There is much to see in Napa Valley this week, as two very different-looking art shows open to the public.
In Yountville, internationally known celebrity Lucy Liu exhibits a wide display of art at the Napa Valley Museum. Opening on Saturday, Feb. 1, “Lucy Liu: One Of These Things Is Not Like The Others” presents the actress and social-justice advocate in a new light, and marks the first art exhibit in the U.S. for Liu, who will appear at the Napa Valley Museum for the upcoming fundraising luncheon, Phenomenal Women, on Feb. 25.
“We wanted to showcase women who were doing something extraordinary,” says Napa Valley Museum Executive Director Laura Rafaty. “I found out she had just done her first art exhibit at the National Museum of Singapore. We invited her to be the keynote speaker at the luncheon, but as those discussions evolved we asked if she would be willing to have us post the first museum exhibit of her work in the United States.”
Liu’s art includes erotic Japanese “shunga” woodblocks and paintings, embroidered works, found-object sculptures and silkscreens featuring bold designs and even bolder subject matter.
“Some of it is kind of provocative, honestly,” Rafaty says. “Lucy’s work is very intimate, in some ways shockingly so.

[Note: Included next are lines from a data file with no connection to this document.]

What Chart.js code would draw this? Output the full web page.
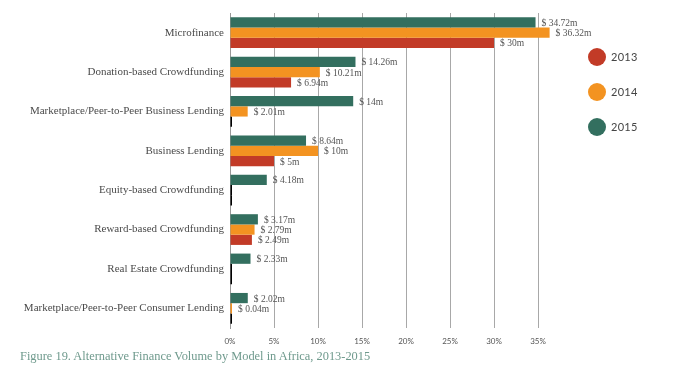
<!DOCTYPE html>
<html>
<head>
<meta charset="utf-8">
<script src="https://cdn.jsdelivr.net/npm/chart.js@4/dist/chart.umd.min.js"></script>
<style>
  body { margin: 0; background: #fff; }
  #wrap { position: relative; width: 695px; height: 388px; }
  #legend { position: absolute; left: 588px; top: 47px; }
  .item { position: relative; height: 35px; }
  .dot { position: absolute; left: 0; top: 1px; width: 18px; height: 18px; border-radius: 50%; }
  .lab { position: absolute; left: 23px; top: 3px; font: 11px Lato, sans-serif; color: #444; letter-spacing: 0.3px; }
  #caption { position: absolute; left: 20px; top: 349px; font: 12.4px "Liberation Serif", serif; color: #6f9a8d; }
</style>
</head>
<body>
<div id="wrap">
  <canvas id="chart" width="695" height="388"></canvas>
  <div id="legend"></div>
  <div id="caption">Figure 19. Alternative Finance Volume by Model in Africa, 2013-2015</div>
</div>
<script>
// categories, top to bottom
const categories = [
    'Microfinance',
    'Donation-based Crowdfunding',
    'Marketplace/Peer-to-Peer Business Lending',
    'Business Lending',
    'Equity-based Crowdfunding',
    'Reward-based Crowdfunding',
    'Real Estate Crowdfunding',
    'Marketplace/Peer-to-Peer Consumer Lending'
];

// volumes in $ millions
const values2015 = [34.72, 14.26, 14, 8.64, 4.18, 3.17, 2.33, 2.02];
const values2014 = [36.32, 10.21, 2.01, 10, 0, 2.79, 0, 0.04];
const values2013 = [30, 6.94, 0, 5, 0, 2.49, 0, 0];

const tickValues = [0, 5, 10, 15, 20, 25, 30, 35];

const colors = { '2013': '#c23b27', '2014': '#f39321', '2015': '#336f5f' };

// legend (2013 at the top)
const legendDiv = document.getElementById('legend');
['2013', '2014', '2015'].forEach(year => {
    const item = document.createElement('div');
    item.className = 'item';
    item.innerHTML = '<span class="dot" style="background:' + colors[year] + '"></span><span class="lab">' + year + '</span>';
    legendDiv.appendChild(item);
});

function makeDataset(label, data) {
    return {
        label: label,
        data: data,
        backgroundColor: ctx => ctx.raw === 0 ? '#000' : colors[label],
        minBarLength: 2,
        barPercentage: 1,
        categoryPercentage: 0.78
    };
}

// draws "$ 14.26m" style labels right of each bar
const valueLabels = {
    id: 'valueLabels',
    afterDatasetsDraw(chart) {
        const ctx = chart.ctx;
        ctx.save();
        ctx.font = '9.5px "Liberation Serif", serif';
        ctx.fillStyle = '#555';
        ctx.textBaseline = 'middle';
        chart.data.datasets.forEach((ds, i) => {
            chart.getDatasetMeta(i).data.forEach((bar, j) => {
                const v = ds.data[j];
                if (v === 0) return;
                ctx.fillText('$ ' + v + 'm', bar.x + 6, bar.y + 1);
            });
        });
        ctx.restore();
    }
};

new Chart(document.getElementById('chart'), {
    type: 'bar',
    data: {
        labels: categories,
        datasets: [
            makeDataset('2015', values2015),
            makeDataset('2014', values2014),
            makeDataset('2013', values2013)
        ]
    },
    options: {
        indexAxis: 'y',
        responsive: false,
        animation: false,
        devicePixelRatio: 1,
        layout: { padding: { left: 0, right: 113, top: 13, bottom: 40 } },
        plugins: { legend: { display: false }, tooltip: { enabled: false } },
        scales: {
            x: {
                min: 0,
                max: 40,
                afterBuildTicks: scale => {
                    scale.ticks = tickValues.map(v => ({ value: v }));
                },
                afterFit: scale => { scale.height = 20; },
                grid: { color: '#a8a8a8', lineWidth: 1, drawTicks: false },
                border: { display: false },
                ticks: {
                    padding: 9,
                    font: { family: 'Lato, sans-serif', size: 8 },
                    color: '#555',
                    callback: v => v + '%'
                }
            },
            y: {
                afterFit: scale => { scale.width = 230; },
                grid: { display: false, drawTicks: false },
                border: { display: true, color: '#999', width: 1 },
                ticks: {
                    padding: 6,
                    font: { family: '"Liberation Serif", serif', size: 11 },
                    color: '#4a4a4a'
                }
            }
        }
    },
    plugins: [valueLabels]
});
</script>
</body>
</html>
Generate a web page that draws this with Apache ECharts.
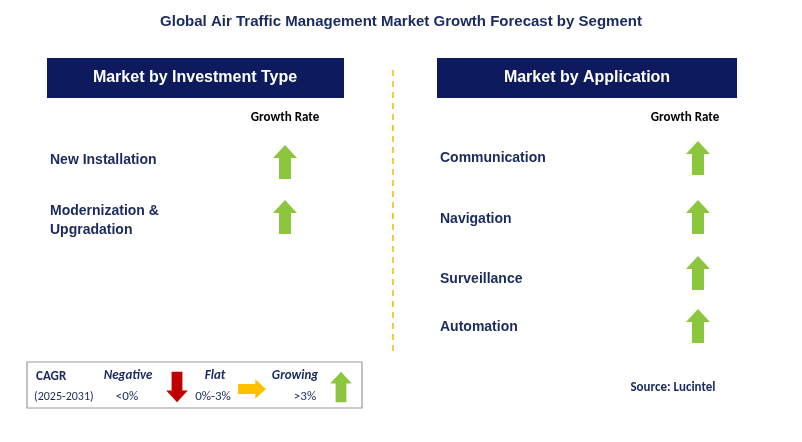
<!DOCTYPE html>
<html><head><meta charset="utf-8">
<script src="https://cdn.jsdelivr.net/npm/echarts@6/dist/echarts.min.js"></script>
<style>html,body{margin:0;padding:0;background:#fff}#c{width:802px;height:442px}</style>
</head><body><div id="c"></div>
<script>
const title = 'Global Air Traffic Management Market Growth Forecast by Segment';
const leftHeader = 'Market by Investment Type';
const rightHeader = 'Market by Application';
const leftCategories = ['New Installation', 'Modernization &\nUpgradation'];
const leftGrowth = ['up', 'up'];
const rightCategories = ['Communication', 'Navigation', 'Surveillance', 'Automation'];
const rightGrowth = ['up', 'up', 'up', 'up'];
const legendLabels = ['Negative', 'Flat', 'Growing'];
const legendRanges = ['<0%', '0%-3%', '>3%'];

const NAVY = '#0d1b5e', TXT = '#1a2a5e';
const COLORS = {up: '#8cc63f', down: '#c00000', flat: '#ffc000'};

function arrow(dir, cx, cy, s) {
  s = s || 1;
  const hw = 12*s, sw = 6*s, hh = 13*s, L = 17*s;
  let pts;
  if (dir === 'up') pts = [[0,-L],[hw,-L+hh],[sw,-L+hh],[sw,L],[-sw,L],[-sw,-L+hh],[-hw,-L+hh]];
  else if (dir === 'down') pts = [[0,L],[hw,L-hh],[sw,L-hh],[sw,-L],[-sw,-L],[-sw,L-hh],[-hw,L-hh]];
  else pts = [[L,0],[L-hh,-hw],[L-hh,-sw],[-L,-sw],[-L,sw],[L-hh,sw],[L-hh,hw]];
  return {type:'polygon', shape:{points: pts.map(p=>[cx+p[0], cy+p[1]])}, style:{fill: COLORS[dir]}};
}
function txt(t, x, y, o) {
  return {type:'text', x, y, style: Object.assign({text:t, fill:TXT, font:'bold 14px Arial, "Liberation Sans", sans-serif', textVerticalAlign:'middle'}, o||{})};
}

const els = [];
els.push(txt(title, 401, 22, {textAlign:'center', font:'bold 15px Arial, "Liberation Sans", sans-serif'}));
els.push({type:'rect', shape:{x:47,y:58,width:297,height:40}, style:{fill:NAVY}});
els.push({type:'rect', shape:{x:437,y:58,width:300,height:40}, style:{fill:NAVY}});
els.push(txt(leftHeader, 195, 78, {textAlign:'center', fill:'#fff', font:'bold 16px Arial, "Liberation Sans", sans-serif'}));
els.push(txt(rightHeader, 587, 78, {textAlign:'center', fill:'#fff', font:'bold 16px Arial, "Liberation Sans", sans-serif'}));
els.push({type:'line', shape:{x1:393,y1:70,x2:393,y2:356}, style:{stroke:'#f5b800', lineWidth:1.5, lineDash:[6,5]}});
els.push(txt('Growth Rate', 285, 118, {textAlign:'center', fill:'#000', font:'bold 13px Calibri, Carlito, Arial, sans-serif'}));
els.push(txt('Growth Rate', 685, 118, {textAlign:'center', fill:'#000', font:'bold 13px Calibri, Carlito, Arial, sans-serif'}));

const leftY = [160, 221], leftArrowY = [162, 217];
leftCategories.forEach((c,i)=>{
  els.push(txt(c, 50, leftY[i], {lineHeight:19}));
  els.push(arrow(leftGrowth[i], 285, leftArrowY[i]));
});
const rightY = [158, 219, 279, 327], rightArrowY = [158, 217, 273, 326];
rightCategories.forEach((c,i)=>{
  els.push(txt(c, 440, rightY[i]));
  els.push(arrow(rightGrowth[i], 698, rightArrowY[i]));
});

// legend box
els.push({type:'rect', shape:{x:27,y:362,width:335,height:46}, style:{fill:'#fff', stroke:'#999', lineWidth:1.2}});
els.push(txt('CAGR', 36, 377, {font:'bold 13px Calibri, Carlito, Arial, sans-serif'}));
els.push(txt('(2025-2031)', 34, 397, {font:'12px Calibri, Carlito, Arial, sans-serif'}));
const lgX = [128, 215, 295], lgDir = ['down','flat','up'], lgArrowX = [177, 252, 341];
legendLabels.forEach((l,i)=>{
  els.push(txt(l, lgX[i], 376, {textAlign:'center', font:'italic bold 13px Calibri, Carlito, Arial, sans-serif'}));
  els.push(txt(legendRanges[i], lgX[i]+(i==0?-1:i==1?-2:10), 397, {textAlign:'center', font:'13px Calibri, Carlito, Arial, sans-serif'}));
  els.push(arrow(lgDir[i], lgArrowX[i], i==1?389:387, i==1?0.82:0.9));
});
els.push(txt('Source: Lucintel', 673, 388, {textAlign:'center', font:'bold 13px Calibri, Carlito, Arial, sans-serif'}));

const chart = echarts.init(document.getElementById('c'));
chart.setOption({animation:false, backgroundColor:'#fff', graphic:{elements:els}});
</script></body></html>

It’s emotional, it wants you to challenge cultural and gender stereotypes and I think people are going to find it thrilling to see.”
Up the road in Calistoga, Napa Valley–native Kate Solari Baker opens a new exhibit, “Keeping Accounts,” at Sofie Contemporary Arts on Friday, Jan. 31. Generations of inspiration lie behind Baker’s latest works, which mark a new artistic direction into mixed-media collage in which she incorporates her mother’s handwriting into colorful overhead landscapes.
“My family bought a property in Napa Valley in 1948,” Baker says.
That property was the historic Larkmead Cellars winery and vineyard, and while Baker’s father worked in San Francisco, her mother ran the co-op property, and in doing so kept meticulous handwritten ledgers and accounts that Baker discovered after her mother’s death in 1992.
“It was a part of Napa Valley history in my mind; the people who worked there, their hours and their time,” Baker says. “It represented to me a different time in Napa Valley, when it was mostly farmers.”
Baker uses those ledger papers as a source for her art, creating large maps of the Larkmead property and other Napa Valley locales superimposed over the ledgers.
Working from her art studio in Sausalito’s Industrial Center Building (ICB), where she’s been since the late ’70s, Baker was best known in Marin and throughout the North Bay for her nature-inspired pastels and figurative paintings before taking a turn toward collage.
“It’s very personal and it’s fun,” Baker says, of her collage. “This is a part of my mother’s history and I’m following in her footsteps and thinking about her part in Napa Valley.”